PROBLEM REQUIREMENTS
Drop every picture and give the entries back exactly.

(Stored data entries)
+ + + + + + +

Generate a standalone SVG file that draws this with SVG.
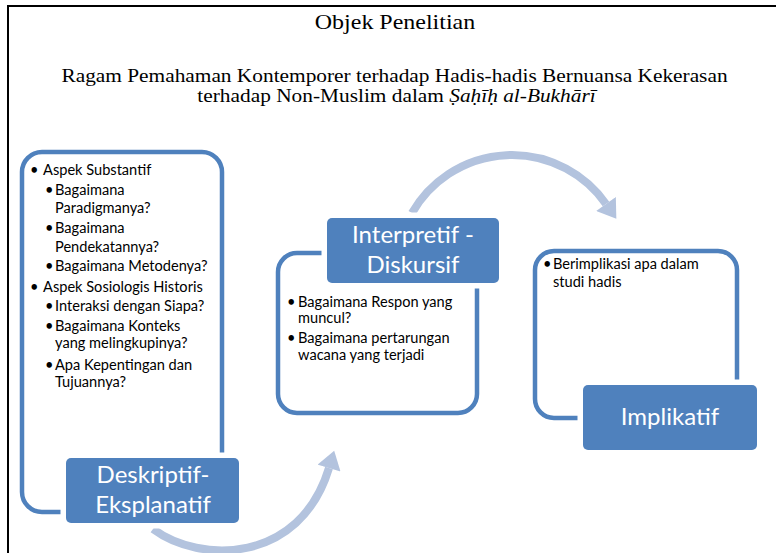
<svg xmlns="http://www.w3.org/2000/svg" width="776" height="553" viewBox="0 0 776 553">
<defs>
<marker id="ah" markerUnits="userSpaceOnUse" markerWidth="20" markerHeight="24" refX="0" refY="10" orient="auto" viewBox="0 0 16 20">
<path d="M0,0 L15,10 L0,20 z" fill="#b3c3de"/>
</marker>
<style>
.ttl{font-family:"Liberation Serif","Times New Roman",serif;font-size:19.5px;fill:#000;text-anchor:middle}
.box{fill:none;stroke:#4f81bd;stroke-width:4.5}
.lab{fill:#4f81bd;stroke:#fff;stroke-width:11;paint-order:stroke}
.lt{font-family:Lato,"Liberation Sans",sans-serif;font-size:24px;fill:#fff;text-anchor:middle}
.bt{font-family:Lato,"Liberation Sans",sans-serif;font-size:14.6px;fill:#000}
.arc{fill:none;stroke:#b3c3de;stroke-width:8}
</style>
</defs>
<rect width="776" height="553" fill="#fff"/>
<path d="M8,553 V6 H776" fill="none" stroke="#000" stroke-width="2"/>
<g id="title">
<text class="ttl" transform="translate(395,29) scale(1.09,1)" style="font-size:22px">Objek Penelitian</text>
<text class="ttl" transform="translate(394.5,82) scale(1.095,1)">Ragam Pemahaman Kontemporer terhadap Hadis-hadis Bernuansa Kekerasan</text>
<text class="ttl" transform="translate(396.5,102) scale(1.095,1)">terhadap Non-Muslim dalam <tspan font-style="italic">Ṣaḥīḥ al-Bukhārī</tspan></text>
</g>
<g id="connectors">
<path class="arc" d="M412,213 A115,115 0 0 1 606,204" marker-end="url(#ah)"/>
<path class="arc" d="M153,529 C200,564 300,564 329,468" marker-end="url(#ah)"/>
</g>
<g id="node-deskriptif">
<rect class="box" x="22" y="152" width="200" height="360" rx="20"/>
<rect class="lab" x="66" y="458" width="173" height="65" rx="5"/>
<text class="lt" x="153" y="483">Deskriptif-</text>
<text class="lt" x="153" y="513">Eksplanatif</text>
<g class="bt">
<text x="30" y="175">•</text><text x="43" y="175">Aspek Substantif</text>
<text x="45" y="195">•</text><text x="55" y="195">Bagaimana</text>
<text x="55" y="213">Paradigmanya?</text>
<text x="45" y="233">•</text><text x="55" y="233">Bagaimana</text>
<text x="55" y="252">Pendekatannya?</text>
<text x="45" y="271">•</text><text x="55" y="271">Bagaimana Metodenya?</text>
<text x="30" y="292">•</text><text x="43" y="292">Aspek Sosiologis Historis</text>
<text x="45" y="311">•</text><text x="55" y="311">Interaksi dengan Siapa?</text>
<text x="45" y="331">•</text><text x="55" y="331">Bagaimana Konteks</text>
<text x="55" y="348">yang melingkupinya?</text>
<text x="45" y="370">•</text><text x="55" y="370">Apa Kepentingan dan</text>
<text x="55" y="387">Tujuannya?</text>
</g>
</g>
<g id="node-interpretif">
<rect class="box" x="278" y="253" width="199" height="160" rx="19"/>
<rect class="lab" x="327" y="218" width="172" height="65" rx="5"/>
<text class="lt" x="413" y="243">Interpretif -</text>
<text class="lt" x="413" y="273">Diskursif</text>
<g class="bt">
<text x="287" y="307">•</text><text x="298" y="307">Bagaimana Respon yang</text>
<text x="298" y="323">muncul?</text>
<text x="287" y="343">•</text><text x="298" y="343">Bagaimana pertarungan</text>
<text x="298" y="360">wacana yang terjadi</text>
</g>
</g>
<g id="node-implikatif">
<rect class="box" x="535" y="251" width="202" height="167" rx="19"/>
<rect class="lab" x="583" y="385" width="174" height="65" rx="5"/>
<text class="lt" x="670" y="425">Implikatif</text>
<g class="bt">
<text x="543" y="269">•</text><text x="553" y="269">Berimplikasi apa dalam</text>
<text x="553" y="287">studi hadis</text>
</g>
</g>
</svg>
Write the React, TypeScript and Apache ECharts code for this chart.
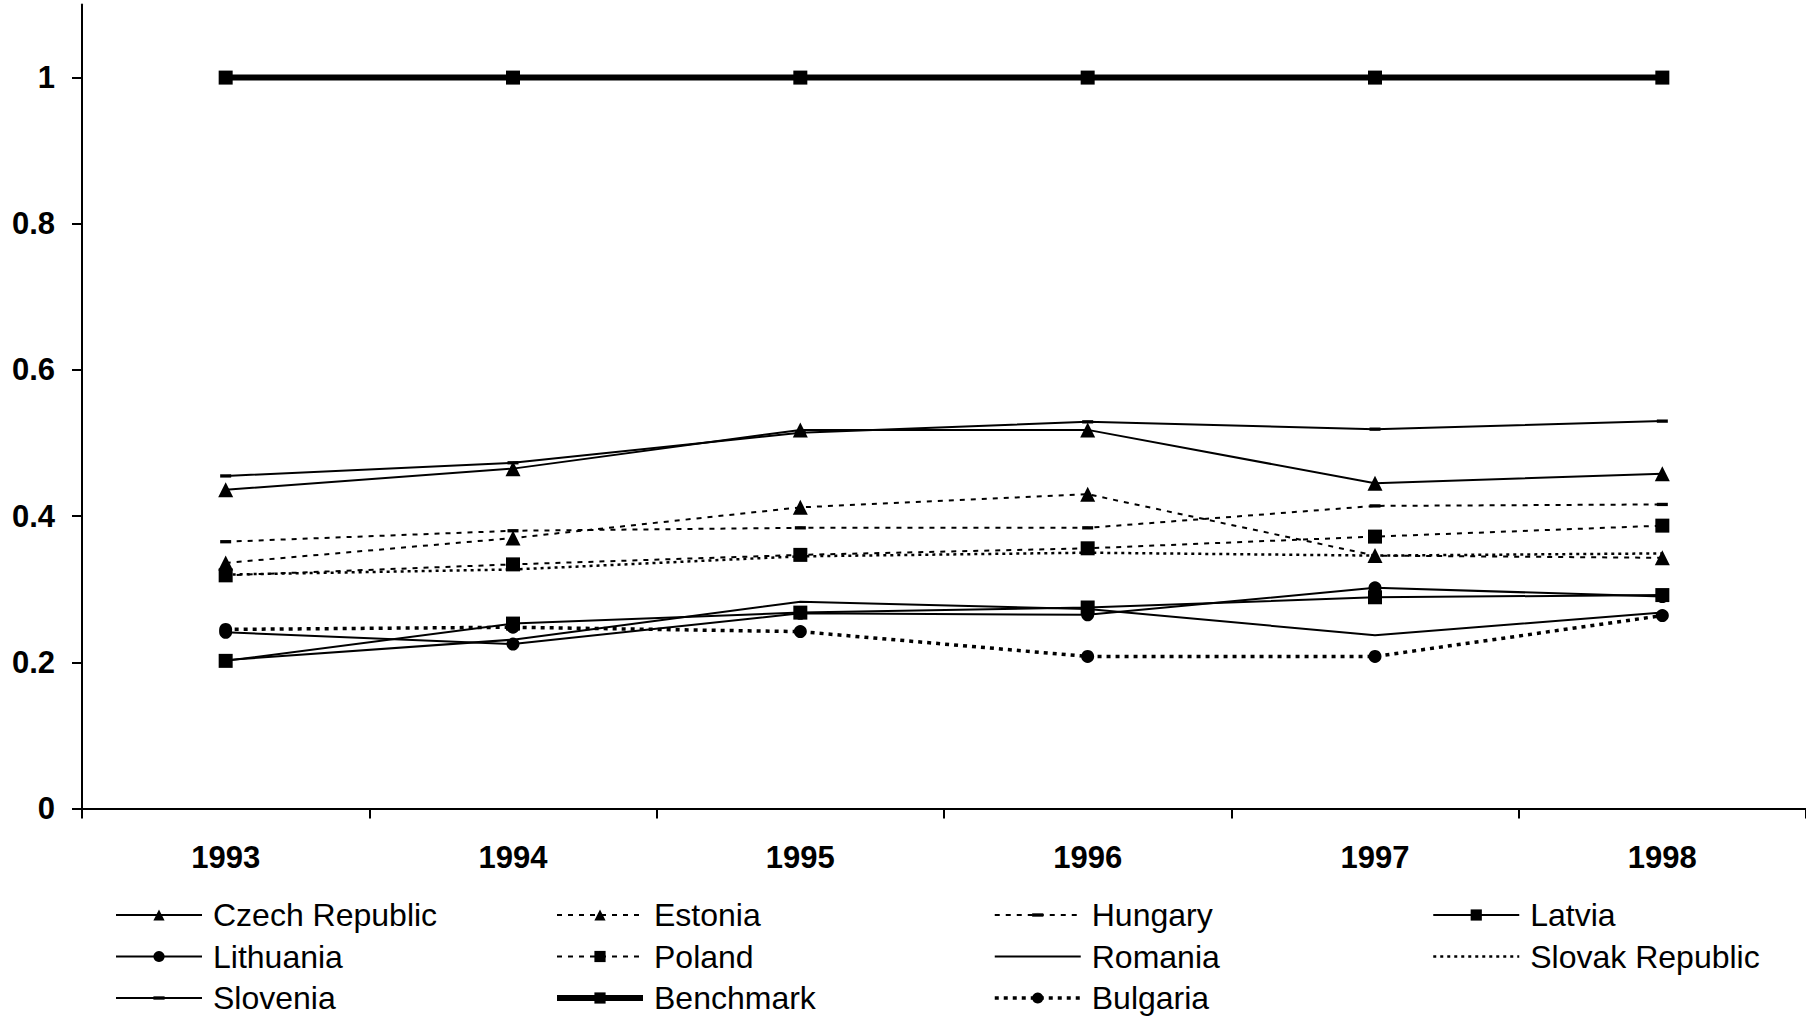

+ + + + + + +

OUTPUT OF THE EXERCISE
Generate a standalone SVG file that draws this with SVG.
<svg xmlns="http://www.w3.org/2000/svg" width="776" height="553" viewBox="0 0 776 553">
<defs>
<marker id="ah" markerUnits="userSpaceOnUse" markerWidth="20" markerHeight="24" refX="0" refY="10" orient="auto" viewBox="0 0 16 20">
<path d="M0,0 L15,10 L0,20 z" fill="#b3c3de"/>
</marker>
<style>
.ttl{font-family:"Liberation Serif","Times New Roman",serif;font-size:19.5px;fill:#000;text-anchor:middle}
.box{fill:none;stroke:#4f81bd;stroke-width:4.5}
.lab{fill:#4f81bd;stroke:#fff;stroke-width:11;paint-order:stroke}
.lt{font-family:Lato,"Liberation Sans",sans-serif;font-size:24px;fill:#fff;text-anchor:middle}
.bt{font-family:Lato,"Liberation Sans",sans-serif;font-size:14.6px;fill:#000}
.arc{fill:none;stroke:#b3c3de;stroke-width:8}
</style>
</defs>
<rect width="776" height="553" fill="#fff"/>
<path d="M8,553 V6 H776" fill="none" stroke="#000" stroke-width="2"/>
<g id="title">
<text class="ttl" transform="translate(395,29) scale(1.09,1)" style="font-size:22px">Objek Penelitian</text>
<text class="ttl" transform="translate(394.5,82) scale(1.095,1)">Ragam Pemahaman Kontemporer terhadap Hadis-hadis Bernuansa Kekerasan</text>
<text class="ttl" transform="translate(396.5,102) scale(1.095,1)">terhadap Non-Muslim dalam <tspan font-style="italic">Ṣaḥīḥ al-Bukhārī</tspan></text>
</g>
<g id="connectors">
<path class="arc" d="M412,213 A115,115 0 0 1 606,204" marker-end="url(#ah)"/>
<path class="arc" d="M153,529 C200,564 300,564 329,468" marker-end="url(#ah)"/>
</g>
<g id="node-deskriptif">
<rect class="box" x="22" y="152" width="200" height="360" rx="20"/>
<rect class="lab" x="66" y="458" width="173" height="65" rx="5"/>
<text class="lt" x="153" y="483">Deskriptif-</text>
<text class="lt" x="153" y="513">Eksplanatif</text>
<g class="bt">
<text x="30" y="175">•</text><text x="43" y="175">Aspek Substantif</text>
<text x="45" y="195">•</text><text x="55" y="195">Bagaimana</text>
<text x="55" y="213">Paradigmanya?</text>
<text x="45" y="233">•</text><text x="55" y="233">Bagaimana</text>
<text x="55" y="252">Pendekatannya?</text>
<text x="45" y="271">•</text><text x="55" y="271">Bagaimana Metodenya?</text>
<text x="30" y="292">•</text><text x="43" y="292">Aspek Sosiologis Historis</text>
<text x="45" y="311">•</text><text x="55" y="311">Interaksi dengan Siapa?</text>
<text x="45" y="331">•</text><text x="55" y="331">Bagaimana Konteks</text>
<text x="55" y="348">yang melingkupinya?</text>
<text x="45" y="370">•</text><text x="55" y="370">Apa Kepentingan dan</text>
<text x="55" y="387">Tujuannya?</text>
</g>
</g>
<g id="node-interpretif">
<rect class="box" x="278" y="253" width="199" height="160" rx="19"/>
<rect class="lab" x="327" y="218" width="172" height="65" rx="5"/>
<text class="lt" x="413" y="243">Interpretif -</text>
<text class="lt" x="413" y="273">Diskursif</text>
<g class="bt">
<text x="287" y="307">•</text><text x="298" y="307">Bagaimana Respon yang</text>
<text x="298" y="323">muncul?</text>
<text x="287" y="343">•</text><text x="298" y="343">Bagaimana pertarungan</text>
<text x="298" y="360">wacana yang terjadi</text>
</g>
</g>
<g id="node-implikatif">
<rect class="box" x="535" y="251" width="202" height="167" rx="19"/>
<rect class="lab" x="583" y="385" width="174" height="65" rx="5"/>
<text class="lt" x="670" y="425">Implikatif</text>
<g class="bt">
<text x="543" y="269">•</text><text x="553" y="269">Berimplikasi apa dalam</text>
<text x="553" y="287">studi hadis</text>
</g>
</g>
</svg>
Write the React, TypeScript and Apache ECharts code for this chart.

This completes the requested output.